Dataset entries
## BEGIN
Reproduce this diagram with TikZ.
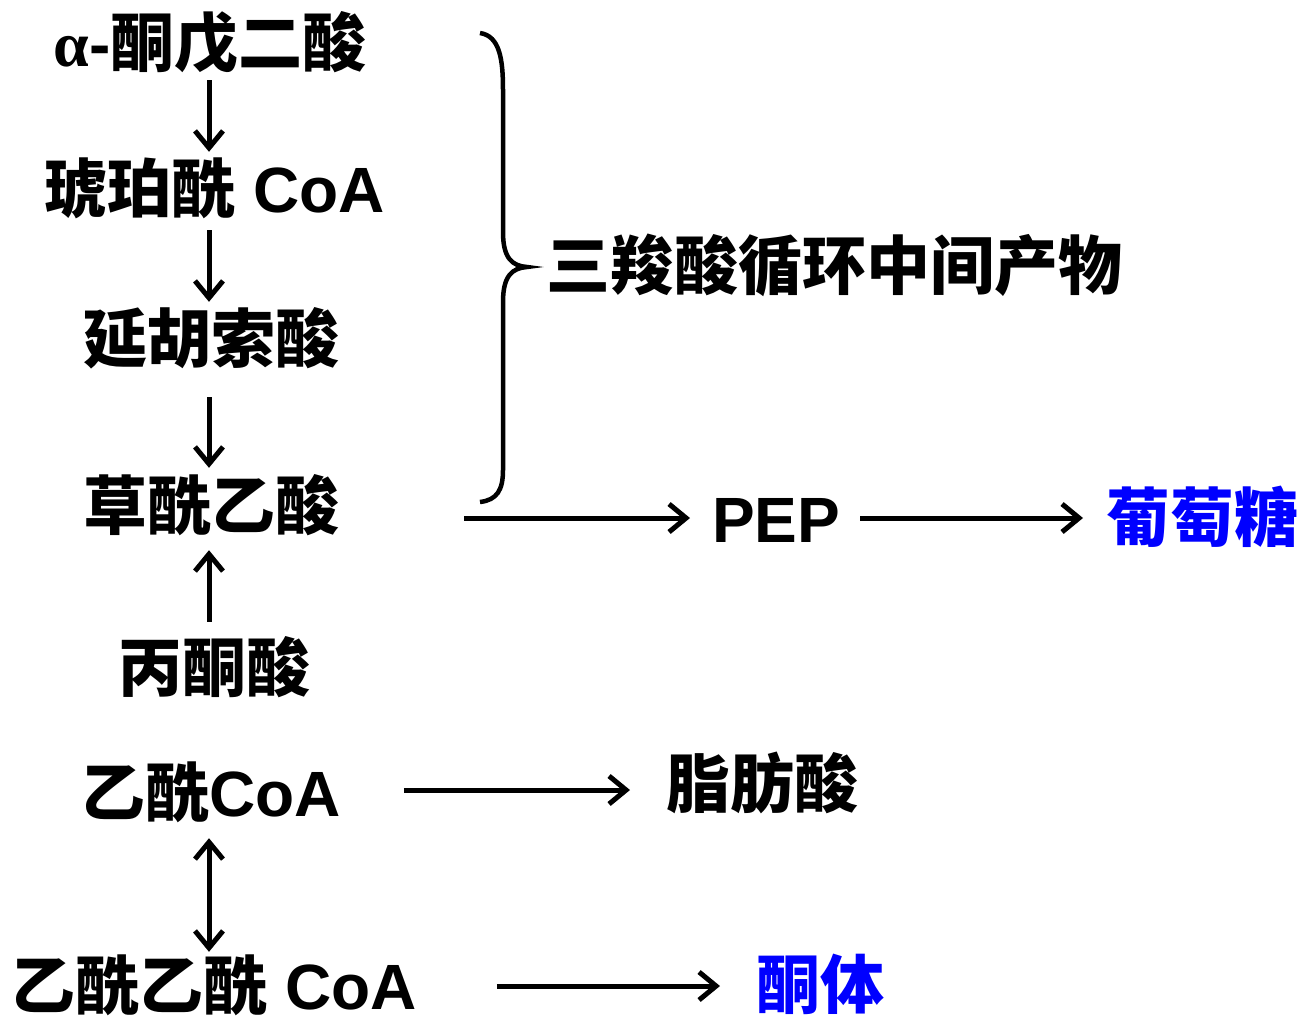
\documentclass[tikz,border=0pt]{standalone}
\usepackage{fontspec}
\setmainfont{Liberation Sans}
\newfontfamily\cjk{Noto Sans CJK SC}
\newfontfamily\grk{Liberation Serif}
\usetikzlibrary{arrows.meta}
\definecolor{myblue}{RGB}{0,0,255}
\tikzset{
  lbl/.style={inner sep=0pt, font=\fontsize{64pt}{64pt}\selectfont\bfseries, text height=56.3pt, text depth=7.7pt},
  bluelbl/.style={lbl, text=myblue},
  tipb/.tip={Straight Barb[length=17pt,width=28pt,line width=5pt]},
  arr/.style={line width=5pt, -tipb},
  darr/.style={line width=5pt, tipb-tipb},
  bracestyle/.style={line width=4.5pt}
}
\begin{document}
\begin{tikzpicture}[x=1pt,y=-1pt]
\path[use as bounding box] (0,0) rectangle (1301,1018);
\coordinate (ax) at (209,0);
\coordinate (yfa) at (0,790);
\coordinate (ykb) at (0,986);
\node[lbl] (akg) at (210,42) {{\grk α}-{\cjk 酮戊二酸}};
\node[lbl] (suc) at (214,188) {{\cjk 琥珀酰} CoA};
\node[lbl] (fum) at (211,338) {\cjk 延胡索酸};
\node[lbl] (oaa) at (211,505) {\cjk 草酰乙酸};
\node[lbl] (pyr) at (214,667) {\cjk 丙酮酸};
\node[lbl] (acc) at (211,792) {{\cjk 乙酰}CoA};
\node[lbl] (aac) at (214,985) {{\cjk 乙酰乙酰} CoA};
\node[lbl, anchor=west] (tca) at (546,265) {\cjk 三羧酸循环中间产物};
\node[lbl, anchor=west] (pep) at (712,518) {PEP};
\node[bluelbl, anchor=west] (glc) at (1106,517) {\cjk 葡萄糖};
\node[lbl, anchor=west] (fa) at (666,783) {\cjk 脂肪酸};
\node[bluelbl, anchor=west] (kb) at (756,984) {\cjk 酮体};
% vertical arrows
\draw[arr, shorten <=6pt, shorten >=4pt] (akg.south -| ax) -- (suc.north -| ax);
\draw[arr, shorten <=10pt, shorten >=4pt] (suc.south -| ax) -- (fum.north -| ax);
\draw[arr, shorten <=27pt, shorten >=5pt] (fum.south -| ax) -- (oaa.north -| ax);
\draw[arr, shorten <=13pt, shorten >=13pt] (pyr.north -| ax) -- (oaa.south -| ax);
\draw[darr, shorten <=14pt, shorten >=1pt] (acc.south -| ax) -- (aac.north -| ax);
% horizontal arrows
\draw[arr, shorten <=125pt, shorten >=22pt] (oaa.east |- pep.west) -- (pep.west);
\draw[arr, shorten <=20pt, shorten >=23pt] (pep.east) -- (glc.west |- pep.east);
\draw[arr, shorten <=63pt, shorten >=36pt] (acc.east |- yfa) -- (fa.west |- yfa);
\draw[arr, shorten <=80pt, shorten >=36pt] (aac.east |- ykb) -- (kb.west |- ykb);
% brace
\draw[bracestyle] (480,33) .. controls (500,36) and (503,60) .. (503,90) -- (503,232)
  .. controls (503,258) and (512,266) .. (527,267)
  .. controls (512,268) and (503,276) .. (503,302) -- (503,470)
  .. controls (503,490) and (497,500) .. (480,502);
\end{tikzpicture}
\end{document}
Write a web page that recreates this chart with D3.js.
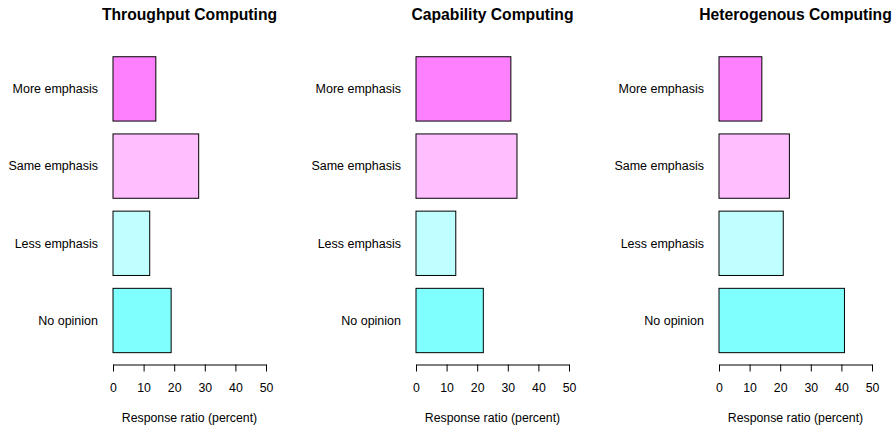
<!DOCTYPE html>
<html>
<head>
<meta charset="utf-8">
<script src="https://cdn.jsdelivr.net/npm/d3@7"></script>
<style>
  html, body { margin: 0; padding: 0; background: #fff; }
  svg { display: block; font-family: "Liberation Sans", Arial, Helvetica, sans-serif; }
</style>
</head>
<body>
<svg id="chart" width="893" height="429"></svg>
<script>
// Survey responses: share of respondents per emphasis level, one panel per computing area
const categories = ["More emphasis", "Same emphasis", "Less emphasis", "No opinion"];
const panelTitles = ["Throughput Computing", "Capability Computing", "Heterogenous Computing"];
const throughput = [14, 28, 12, 19];
const capability = [31, 33, 13, 22];
const heterogenous = [14, 23, 21, 41];
const barColors = ["#FF80FF", "#FFBFFF", "#BFFFFF", "#80FFFF"];
const tickValues = [0, 10, 20, 30, 40, 50];
const xLabel = "Response ratio (percent)";

const seriesList = [throughput, capability, heterogenous];

const svg = d3.select("#chart");

const panelStep = 303;       // horizontal distance between panels
const x0 = 113, x50 = 266;   // pixel positions of 0 and 50 in the first panel
const plotTop = 44.9, plotBottom = 364.5;

seriesList.forEach((values, p) => {
  const off = p * panelStep;
  const x = d3.scaleLinear().domain([0, 50]).range([x0 + off, x50 + off]);
  const y = d3.scaleBand()
    .domain(categories)
    .range([plotTop, plotBottom])
    .paddingInner(1 / 6)
    .paddingOuter(0.1533);

  const g = svg.append("g");

  // bars
  g.selectAll("rect")
    .data(categories)
    .join("rect")
    .attr("x", x(0))
    .attr("y", d => y(d))
    .attr("width", (d, i) => x(values[i]) - x(0))
    .attr("height", y.bandwidth())
    .attr("fill", (d, i) => barColors[i])
    .attr("stroke", "#000")
    .attr("stroke-width", 1);

  // category labels
  g.selectAll("text.cat")
    .data(categories)
    .join("text")
    .attr("class", "cat")
    .attr("x", x(0) - 15)
    .attr("y", d => y(d) + y.bandwidth() / 2)
    .attr("dy", "0.35em")
    .attr("text-anchor", "end")
    .attr("font-size", 12.5)
    .attr("fill", "#000")
    .text(d => d);

  // x axis
  const axis = d3.axisBottom(x)
    .tickValues(tickValues)
    .tickFormat(d3.format("d"))
    .tickSize(7)
    .tickSizeOuter(0)
    .tickPadding(11.5);
  const ax = g.append("g")
    .attr("transform", `translate(0,${plotBottom})`)
    .call(axis);
  ax.attr("font-family", null).attr("font-size", null);
  ax.selectAll("text").attr("font-size", 12.3).attr("fill", "#000");
  ax.selectAll("line, path").attr("stroke", "#000");

  // axis title
  g.append("text")
    .attr("x", x(25))
    .attr("y", 421.5)
    .attr("text-anchor", "middle")
    .attr("font-size", 12.3)
    .attr("fill", "#000")
    .text(xLabel);

  // panel title
  g.append("text")
    .attr("x", x(25))
    .attr("y", 20.3)
    .attr("text-anchor", "middle")
    .attr("font-size", 15.7)
    .attr("font-weight", "bold")
    .attr("fill", "#000")
    .text(panelTitles[p]);
});
</script>
</body>
</html>
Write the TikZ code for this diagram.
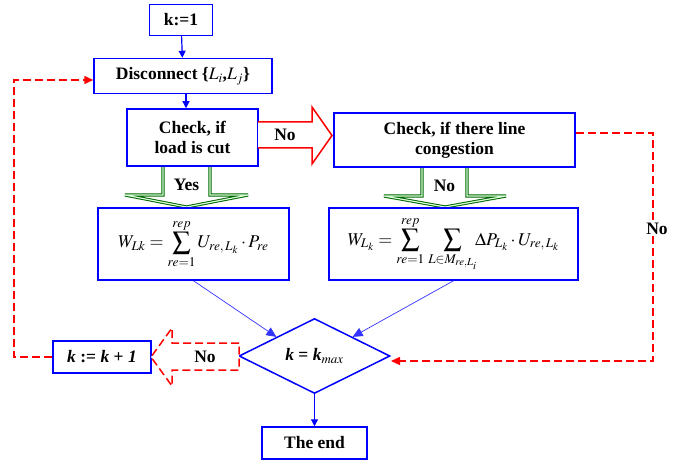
\documentclass[tikz,border=0pt]{standalone}
\usepackage{mathptmx}
\usepackage{fontspec}
\setmainfont{Liberation Serif}
\usetikzlibrary{shapes.geometric,arrows.meta}
\tikzset{
  box/.style={draw=blue, line width=1.5pt, fill=white, align=center, inner sep=0pt,
    font=\bfseries\fontsize{17.5}{20}\selectfont},
  mathbox/.style={box, font=\fontsize{18}{20}\selectfont},
  arr/.style={blue, line width=1.2pt, -{Triangle[length=7pt,width=7pt]}},
  thinarr/.style={blue!80, line width=0.7pt, -{Triangle[length=10pt,width=9pt]}},
  reddash/.style={red, line width=1.5pt, dash pattern=on 8pt off 4pt},
  redtip/.style={red, line width=1.5pt, -{Triangle[length=9pt,width=8pt]}},
  greenarrow/.style={draw=green!40!black, double=green!15, double distance=1.2pt, line width=1pt, line join=miter},
  lbl/.style={font=\bfseries\fontsize{17.5}{20}\selectfont, inner sep=1pt}
}
\begin{document}
\begin{tikzpicture}[x=1pt,y=-1pt]
\useasboundingbox (0,0) rectangle (687,462);
% green hollow arrows (behind boxes)
\draw[greenarrow, fill=white]
  (163,165) -- (163,195) -- (125,195) -- (186.5,207) -- (248,195) -- (210,195) -- (210,165) -- cycle;
\draw[greenarrow, fill=white]
  (422,166) -- (422,196) -- (384,196) -- (445,207) -- (506,196) -- (467,196) -- (467,166) -- cycle;
% nodes
\node[box, minimum width=63pt, minimum height=31pt] (k1) at (181,20) {k:=1};
\node[box, minimum width=178pt, minimum height=35pt] (disc) at (183,76) {Disconnect \{$L_i$,$L_j$\}};
\node[box, minimum width=131pt, minimum height=57pt] (load) at (192.5,137.5) {Check, if\\load is cut};
\node[box, minimum width=241pt, minimum height=54pt] (cong) at (454.5,140) {Check, if there line\\congestion};
\node[mathbox, minimum width=191pt, minimum height=72pt] (wl) at (193.5,244)
  {$\displaystyle W_{Lk}=\sum_{re=1}^{rep}U_{re,\,L_k}\cdot P_{re}$};
\node[mathbox, minimum width=249pt, minimum height=72pt] (wr) at (453.5,244)
  {$\displaystyle W_{L_k}=\sum_{re=1}^{rep}\,\sum_{L\in M_{re,L_i}}\!\!\Delta P_{L_k}\cdot U_{re,\,L_k}$};
\node[box, shape=diamond, aspect=2, minimum width=151pt, minimum height=75pt] (dia) at (314.5,356)
  {\textit{k} = \textit{k}$_{\mathit{max}}$};
\node[box, minimum width=105pt, minimum height=32pt] (end) at (314.5,443) {The end};
\node[box, minimum width=98pt, minimum height=32pt] (kk) at (102,357) {\textit{k} := \textit{k} + \textit{1}};
\node[lbl] (yes) at (186.5,185) {Yes};
\node[lbl] (no2) at (444.5,186) {No};
% blue connectors
\draw[arr] (k1) -- (disc);
\draw[arr] ([xshift=3pt]disc.south) -- ([xshift=3pt]disc.south |- load.north);
\draw[thinarr] (wl.south) -- (dia.north west);
\draw[thinarr] (wr.south) -- (dia.north east);
\draw[arr] (dia.south) -- (end.north);
% red solid hollow arrow (No)
\draw[red, line width=1.5pt, line join=miter, fill=white]
  (258,122) -- (312,122) -- (312,107) -- (332,135.5) -- (312,164) -- (312,148) -- (258,148);
\node[lbl] (no1) at (285,135) {No};
% red dashed hollow arrow (No) leftward
\draw[reddash, line join=miter, fill=white]
  (239,343) -- (172,343) -- (172,328) -- (151,357) -- (172,386) -- (172,370) -- (239,370) -- cycle;
\node[lbl] (no3) at (205,357) {No};
% red dashed loops
\coordinate (cr1) at (653,133);
\coordinate (cr2) at (653,361);
\coordinate (crt) at (391,361);
\draw[reddash] (cong.east |- cr1) -- (cr1) -- (cr2) -- ([xshift=9pt]crt);
\draw[redtip] ([xshift=9pt]crt) -- (crt);
\node[lbl, fill=white] (no4) at (657,229) {No};
\coordinate (cl1) at (14,357);
\coordinate (cl2) at (14,80);
\draw[reddash] (kk.west) -- (cl1) -- (cl2) -- ([xshift=-10pt]disc.west |- cl2);
\draw[redtip] ([xshift=-10pt]disc.west |- cl2) -- (disc.west |- cl2);
\end{tikzpicture}
\end{document}
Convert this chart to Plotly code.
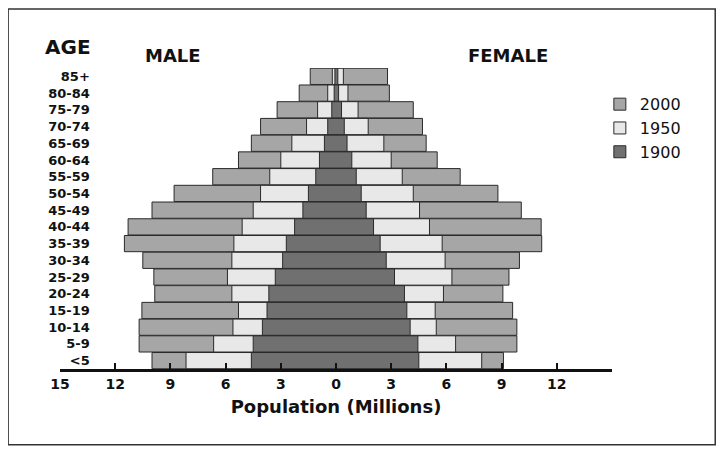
import plotly.graph_objects as go

# age groups, bottom to top
ages = ["<5", "5-9", "10-14", "15-19", "20-24", "25-29", "30-34", "35-39", "40-44",
        "45-49", "50-54", "55-59", "60-64", "65-69", "70-74", "75-79", "80-84", "85+"]

# population in millions
male_2000 = [10.0, 10.7, 10.7, 10.55, 9.85, 9.9, 10.5, 11.5, 11.3,
             10.0, 8.8, 6.7, 5.3, 4.6, 4.1, 3.2, 2.0, 1.4]
male_1950 = [8.15, 6.65, 5.6, 5.3, 5.66, 5.9, 5.66, 5.55, 5.1,
             4.5, 4.1, 3.6, 3.0, 2.4, 1.6, 1.0, 0.45, 0.2]
male_1900 = [4.6, 4.5, 4.0, 3.75, 3.65, 3.3, 2.9, 2.7, 2.25,
             1.8, 1.5, 1.1, 0.9, 0.63, 0.45, 0.23, 0.1, 0.06]

female_2000 = [9.1, 9.83, 9.83, 9.6, 9.07, 9.4, 9.97, 11.18, 11.15,
               10.07, 8.8, 6.75, 5.5, 4.9, 4.7, 4.2, 2.9, 2.8]
female_1950 = [7.92, 6.5, 5.45, 5.39, 5.84, 6.3, 5.93, 5.77, 5.08,
               4.54, 4.2, 3.6, 3.0, 2.6, 1.75, 1.2, 0.65, 0.4]
female_1900 = [4.5, 4.45, 4.03, 3.85, 3.72, 3.18, 2.73, 2.4, 2.04,
               1.64, 1.37, 1.1, 0.86, 0.6, 0.45, 0.3, 0.14, 0.1]

years = ["2000", "1950", "1900"]
colors = ["#a6a6a6", "#e8e8e8", "#707070"]

tick_vals = [-15, -12, -9, -6, -3, 0, 3, 6, 9, 12, 15]
tick_text = ["15", "12", "9", "6", "3", "0", "3", "6", "9", "12", ""]

male = [male_2000, male_1950, male_1900]
female = [female_2000, female_1950, female_1900]

FONT = "DejaVu Sans"

fig = go.Figure()

# one bar per age group running from -male to +female,
# widest year first so the older years sit on top
for year, col, m, f in zip(years, colors, male, female):
    fig.add_trace(go.Bar(
        y=ages,
        base=[-v for v in m],
        x=[a + b for a, b in zip(m, f)],
        orientation="h",
        name=year,
        marker=dict(color=col, line=dict(color="#2a2a2a", width=1)),
    ))

# page body adds 8px, so margins are 8px smaller on the left/top
fig.update_layout(
    width=725, height=455,
    margin=dict(l=52, r=121, t=60, b=94),
    barmode="overlay",
    bargap=0.03,
    paper_bgcolor="white",
    plot_bgcolor="white",
    font=dict(family=FONT, color="#111"),
    legend=dict(
        x=0.978, y=0.936, xanchor="left", yanchor="top",
        font=dict(size=16, family=FONT),
        traceorder="normal",
        bgcolor="rgba(0,0,0,0)",
    ),
    xaxis=dict(
        range=[-15, 15],
        tickvals=tick_vals, ticktext=tick_text,
        ticks="inside", ticklen=6, tickwidth=2, tickcolor="#111",
        showline=True, linecolor="#111", linewidth=2.5,
        showgrid=False, zeroline=False, automargin=False,
        tickfont=dict(size=14, family=FONT, weight="bold"),
        title=dict(text="Population (Millions)", standoff=10,
                   font=dict(size=18, family=FONT, weight="bold")),
    ),
    yaxis=dict(
        type="category",
        tickmode="array", tickvals=ages,
        anchor="free", position=0.054,
        showline=False, ticks="", showgrid=False, zeroline=False,
        automargin=False,
        tickfont=dict(size=13, family=FONT, weight="bold"),
    ),
)

# headings
head = dict(xref="paper", yref="paper", xanchor="center", yanchor="middle",
            showarrow=False)
fig.add_annotation(text="AGE", x=0.0145, y=1.07,
                   font=dict(size=20, family=FONT, weight="bold"), **head)
fig.add_annotation(text="MALE", x=0.204, y=1.042,
                   font=dict(size=18, family=FONT, weight="bold"), **head)
fig.add_annotation(text="FEMALE", x=0.812, y=1.042,
                   font=dict(size=18, family=FONT, weight="bold"), **head)

# outer frame
fig.add_shape(type="rect", xref="paper", yref="paper",
              x0=-0.094, x1=1.187, y0=-0.252, y1=1.196,
              line=dict(color="#333", width=1.5))

fig.write_html("out.html")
## END
PROBLEM STATEMENT →
Show every line that contains the word "diagram".

SOLVED EXERCISE →
Reproduce this diagram with TikZ.
Write the TikZ code for this diagram.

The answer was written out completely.